The honeymoon is over, apparently. The psychologist at pre-departure training told us that in a year-long contract overseas, the first three months are considered a honeymoon period, after which reality sets in.

If having to challenge exorbitant water usage bills and being groped by a man in a stair well constitute reality, then I suppose the psychologist was right. However, there’s a lot more to reality than bills and groping. We’d been in real trouble if there wasn’t.

One thing that is a part of my reality here is being white. It’s something I have no control over, I can’t hide it and it is always an issue.

The walk to work can be very long when it is peppered with laughter and name calling. In the right mood, I realise that people are having fun with someone who is a novelty, in the wrong mood it chips away at my confidence and I feel people are taunting me.
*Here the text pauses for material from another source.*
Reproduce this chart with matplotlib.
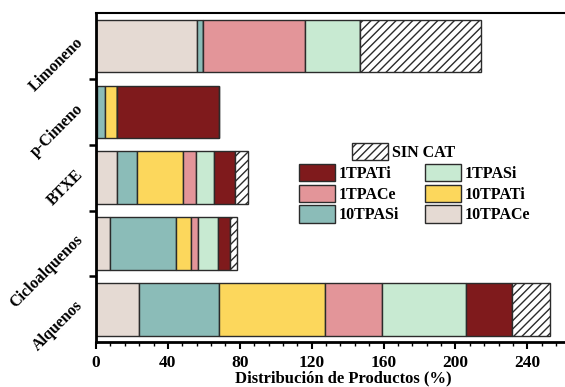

In the workplace being white is a strange sensation. People treat me with more deference than I am used to or feel I deserve. I have become an IT expert which is surprising to say the very least.

Being Australian here is also part of my reality. Solomon Islanders want their nation to be autonomous and heavy donor presence contradicts that desire. People are generous and welcoming, but for some there is an element of resentment beneath.

Part of being white in Solomon Islands is the complex petri dish that is the expat social scene. The psychologist did not mention during pre-departure training that we would soon be delivered into the centre of a gossip vortex of unknown proportions, where there is nowhere to run and nowhere to hide.

Unlike the end of a real honeymoon, I still get to eat tropical fruits every morning, swim in baby blue seas, listen to island reggae and buy fresh fish from the market in the evenings. If it were the end of a real honeymoon, it would be back to sardines on toast for dinner and in-laws (I imagine, having never been married, or indeed returned from a luxurious honeymoon into a life of filth and boredom).

This entry is of a different timbre to those that have come before. Even you, my beloved and faithful following, might soon grow tired of mangos, pikinini and azure oceans. The honeymoon ending isn’t as dire as sardines and in-laws. The honeymoon ending is about the realisation of complexity, feeling fragile occasionally and learning to accept that I am ‘the other’ and always will be.